(Directions) An exact reproduction of the records is required, with all images left out.

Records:
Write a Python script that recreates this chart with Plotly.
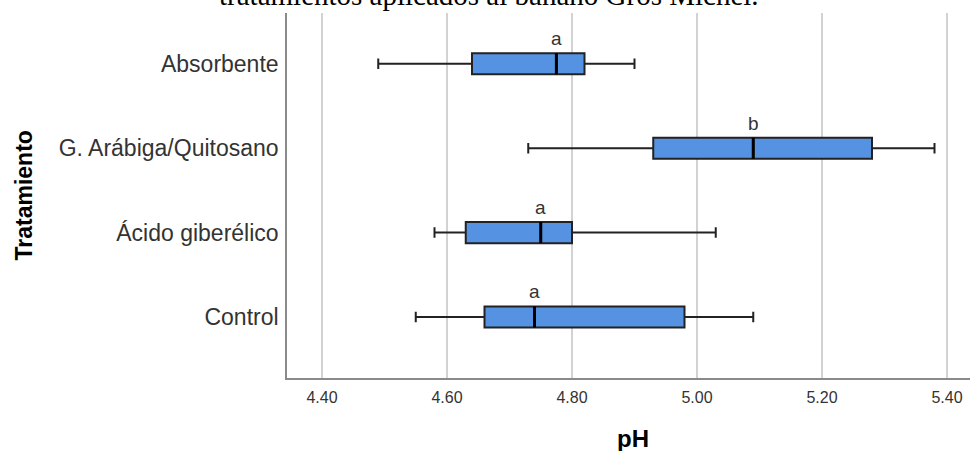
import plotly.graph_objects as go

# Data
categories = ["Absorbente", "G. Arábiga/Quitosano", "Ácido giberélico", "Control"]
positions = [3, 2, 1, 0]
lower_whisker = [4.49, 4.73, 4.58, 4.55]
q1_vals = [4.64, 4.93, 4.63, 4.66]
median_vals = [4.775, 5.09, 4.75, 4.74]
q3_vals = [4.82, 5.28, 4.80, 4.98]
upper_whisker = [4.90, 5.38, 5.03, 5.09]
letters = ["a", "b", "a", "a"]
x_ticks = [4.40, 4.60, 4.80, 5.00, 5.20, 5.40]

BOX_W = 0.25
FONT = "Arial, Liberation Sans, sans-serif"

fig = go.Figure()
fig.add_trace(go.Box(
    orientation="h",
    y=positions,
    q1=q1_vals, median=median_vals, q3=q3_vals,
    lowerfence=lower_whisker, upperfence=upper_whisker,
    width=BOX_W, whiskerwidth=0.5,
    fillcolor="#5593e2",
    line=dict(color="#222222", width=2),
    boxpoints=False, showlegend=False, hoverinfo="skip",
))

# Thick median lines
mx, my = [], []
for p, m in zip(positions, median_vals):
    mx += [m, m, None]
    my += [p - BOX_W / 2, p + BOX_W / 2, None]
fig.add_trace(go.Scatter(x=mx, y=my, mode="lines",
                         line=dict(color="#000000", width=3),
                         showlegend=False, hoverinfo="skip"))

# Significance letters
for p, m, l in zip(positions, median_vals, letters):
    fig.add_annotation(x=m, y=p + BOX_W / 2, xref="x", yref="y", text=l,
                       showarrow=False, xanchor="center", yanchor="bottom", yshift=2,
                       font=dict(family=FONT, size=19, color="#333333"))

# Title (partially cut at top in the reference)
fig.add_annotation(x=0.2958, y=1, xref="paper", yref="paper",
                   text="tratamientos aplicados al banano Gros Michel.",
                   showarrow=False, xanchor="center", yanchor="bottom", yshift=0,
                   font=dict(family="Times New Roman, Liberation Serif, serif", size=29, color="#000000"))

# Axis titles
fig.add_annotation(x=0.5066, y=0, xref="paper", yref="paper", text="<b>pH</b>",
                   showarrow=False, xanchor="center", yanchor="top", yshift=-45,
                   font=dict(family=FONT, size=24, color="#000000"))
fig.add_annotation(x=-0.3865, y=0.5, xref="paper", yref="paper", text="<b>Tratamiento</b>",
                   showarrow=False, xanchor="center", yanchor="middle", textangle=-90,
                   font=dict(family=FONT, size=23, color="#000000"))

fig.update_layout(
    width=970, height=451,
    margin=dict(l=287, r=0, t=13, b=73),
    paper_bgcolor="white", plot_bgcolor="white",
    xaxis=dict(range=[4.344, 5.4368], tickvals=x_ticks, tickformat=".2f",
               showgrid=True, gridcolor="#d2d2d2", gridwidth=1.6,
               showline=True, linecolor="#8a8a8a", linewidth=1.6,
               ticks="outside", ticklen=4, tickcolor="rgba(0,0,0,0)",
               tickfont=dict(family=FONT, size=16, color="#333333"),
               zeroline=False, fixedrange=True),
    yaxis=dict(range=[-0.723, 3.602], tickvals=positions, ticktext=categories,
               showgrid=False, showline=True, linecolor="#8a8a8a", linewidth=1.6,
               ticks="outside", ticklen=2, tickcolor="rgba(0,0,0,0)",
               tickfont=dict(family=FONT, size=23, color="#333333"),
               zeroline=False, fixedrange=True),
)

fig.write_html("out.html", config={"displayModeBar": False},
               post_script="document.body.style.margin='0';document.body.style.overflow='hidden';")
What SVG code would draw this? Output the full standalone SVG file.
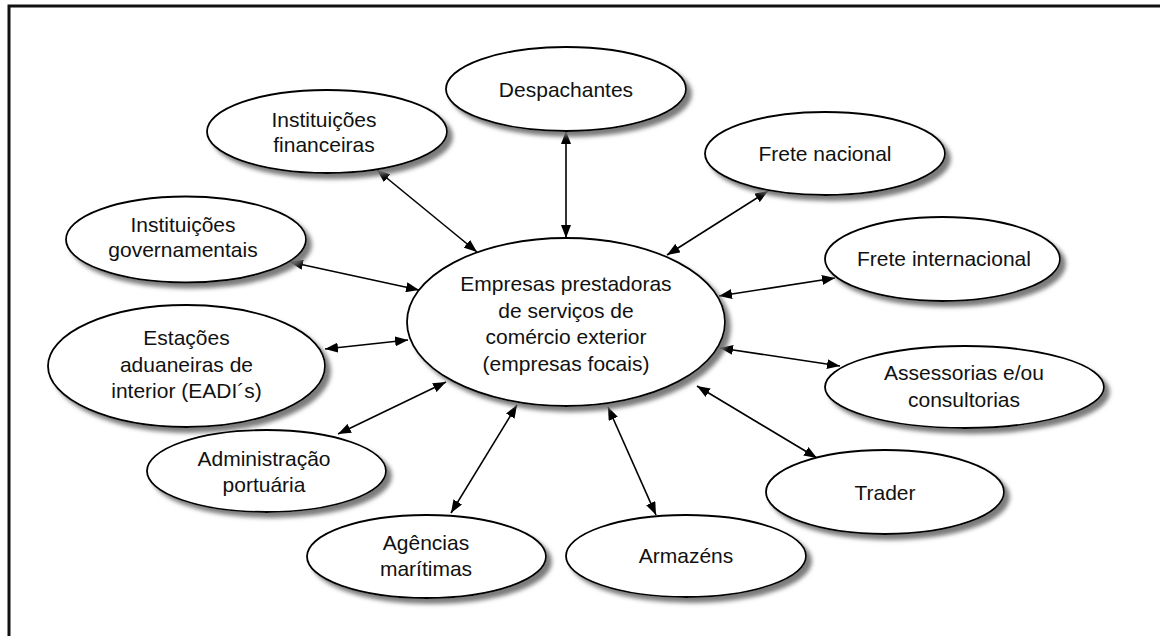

(Response below)
Write a Python script that recreates this chart with Plotly.
import plotly.graph_objects as go

# Data
categories = ["Absorbente", "G. Arábiga/Quitosano", "Ácido giberélico", "Control"]
positions = [3, 2, 1, 0]
lower_whisker = [4.49, 4.73, 4.58, 4.55]
q1_vals = [4.64, 4.93, 4.63, 4.66]
median_vals = [4.775, 5.09, 4.75, 4.74]
q3_vals = [4.82, 5.28, 4.80, 4.98]
upper_whisker = [4.90, 5.38, 5.03, 5.09]
letters = ["a", "b", "a", "a"]
x_ticks = [4.40, 4.60, 4.80, 5.00, 5.20, 5.40]

BOX_W = 0.25
FONT = "Arial, Liberation Sans, sans-serif"

fig = go.Figure()
fig.add_trace(go.Box(
    orientation="h",
    y=positions,
    q1=q1_vals, median=median_vals, q3=q3_vals,
    lowerfence=lower_whisker, upperfence=upper_whisker,
    width=BOX_W, whiskerwidth=0.5,
    fillcolor="#5593e2",
    line=dict(color="#222222", width=2),
    boxpoints=False, showlegend=False, hoverinfo="skip",
))

# Thick median lines
mx, my = [], []
for p, m in zip(positions, median_vals):
    mx += [m, m, None]
    my += [p - BOX_W / 2, p + BOX_W / 2, None]
fig.add_trace(go.Scatter(x=mx, y=my, mode="lines",
                         line=dict(color="#000000", width=3),
                         showlegend=False, hoverinfo="skip"))

# Significance letters
for p, m, l in zip(positions, median_vals, letters):
    fig.add_annotation(x=m, y=p + BOX_W / 2, xref="x", yref="y", text=l,
                       showarrow=False, xanchor="center", yanchor="bottom", yshift=2,
                       font=dict(family=FONT, size=19, color="#333333"))

# Title (partially cut at top in the reference)
fig.add_annotation(x=0.2958, y=1, xref="paper", yref="paper",
                   text="tratamientos aplicados al banano Gros Michel.",
                   showarrow=False, xanchor="center", yanchor="bottom", yshift=0,
                   font=dict(family="Times New Roman, Liberation Serif, serif", size=29, color="#000000"))

# Axis titles
fig.add_annotation(x=0.5066, y=0, xref="paper", yref="paper", text="<b>pH</b>",
                   showarrow=False, xanchor="center", yanchor="top", yshift=-45,
                   font=dict(family=FONT, size=24, color="#000000"))
fig.add_annotation(x=-0.3865, y=0.5, xref="paper", yref="paper", text="<b>Tratamiento</b>",
                   showarrow=False, xanchor="center", yanchor="middle", textangle=-90,
                   font=dict(family=FONT, size=23, color="#000000"))

fig.update_layout(
    width=970, height=451,
    margin=dict(l=287, r=0, t=13, b=73),
    paper_bgcolor="white", plot_bgcolor="white",
    xaxis=dict(range=[4.344, 5.4368], tickvals=x_ticks, tickformat=".2f",
               showgrid=True, gridcolor="#d2d2d2", gridwidth=1.6,
               showline=True, linecolor="#8a8a8a", linewidth=1.6,
               ticks="outside", ticklen=4, tickcolor="rgba(0,0,0,0)",
               tickfont=dict(family=FONT, size=16, color="#333333"),
               zeroline=False, fixedrange=True),
    yaxis=dict(range=[-0.723, 3.602], tickvals=positions, ticktext=categories,
               showgrid=False, showline=True, linecolor="#8a8a8a", linewidth=1.6,
               ticks="outside", ticklen=2, tickcolor="rgba(0,0,0,0)",
               tickfont=dict(family=FONT, size=23, color="#333333"),
               zeroline=False, fixedrange=True),
)

fig.write_html("out.html", config={"displayModeBar": False},
               post_script="document.body.style.margin='0';document.body.style.overflow='hidden';")
What SVG code would draw this? Output the full standalone SVG file.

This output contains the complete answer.